Mixed Transition Metal Oxides for Photoelectrochemical Hydrogen Production

Abstract

Photoelectrochemical (PEC) water splitting is a process of separating water into clean hydrogen and oxygen gases using photocatalysts. The major challenge in PEC water splitting is the development of photocatalysts with appropriate properties for efficient and cost-effective practical production of hydrogen. The use of nanocrystalline metal oxides as photocatalysts is one of the promising routes of producing hydrogen fuel efficiently and cheaply. However, the transition metal oxides (TMOs) used today still have tremendous limitations of high cost, low visible light harvesting capacities, inefficient charge separation and transportation, and poor stability in water. The solution to these limitations is being sought by energy materials researchers by exploiting a variety of uncommon properties of TMOs through synthesis and combination of TMOs to form various mixed transition metal oxides (MTMOs) thin films and MTMOs architectures. Thus, this work focused on the review of various TMOs and MTMOs and the strategies attempted to improve the efficiency of two basic reactions of evolution hydrogen and oxygen evolution in PEC water splitting.
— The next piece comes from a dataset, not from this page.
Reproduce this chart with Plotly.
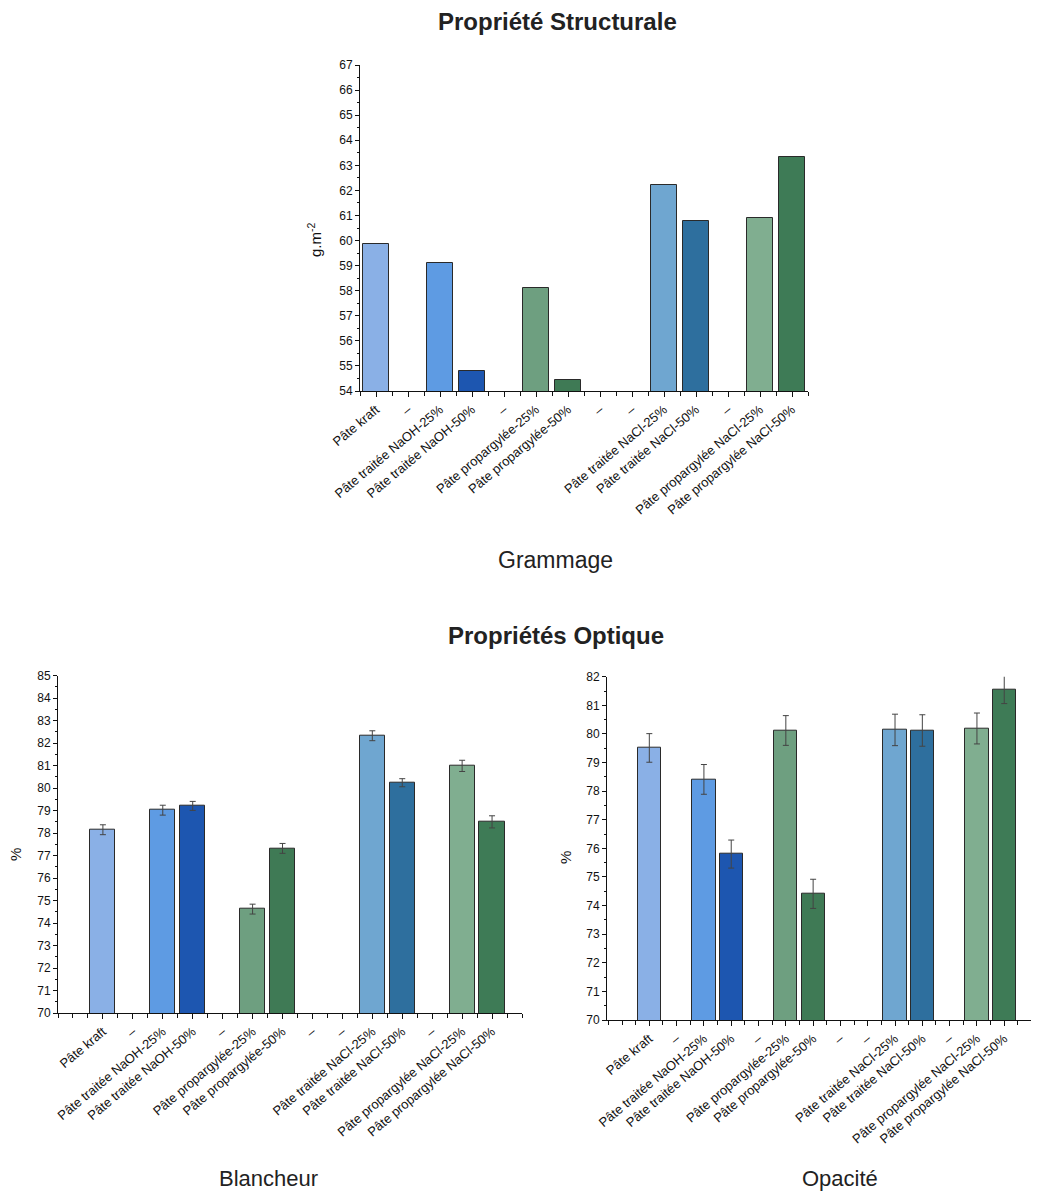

The major outcomes of this survey are: (a) major research efforts in this direction focused on adjusting the chemical composition and modifying morphologies of the materials using nanotechnology processing routes that led to the creation of thin thicknesses, high surface areas and active sites, and enhanced electrocatalytic activities of the metal oxides; (b) despite advances in finding a cheaper and more efficient alternative to Pt cathode, the electrocatalytic activity of TMOs is still much lower to the state-of-the-art Pt cathode, and therefore simple and effective strategies are still required to develop effective metal oxide-based photocathode for hydrogen production.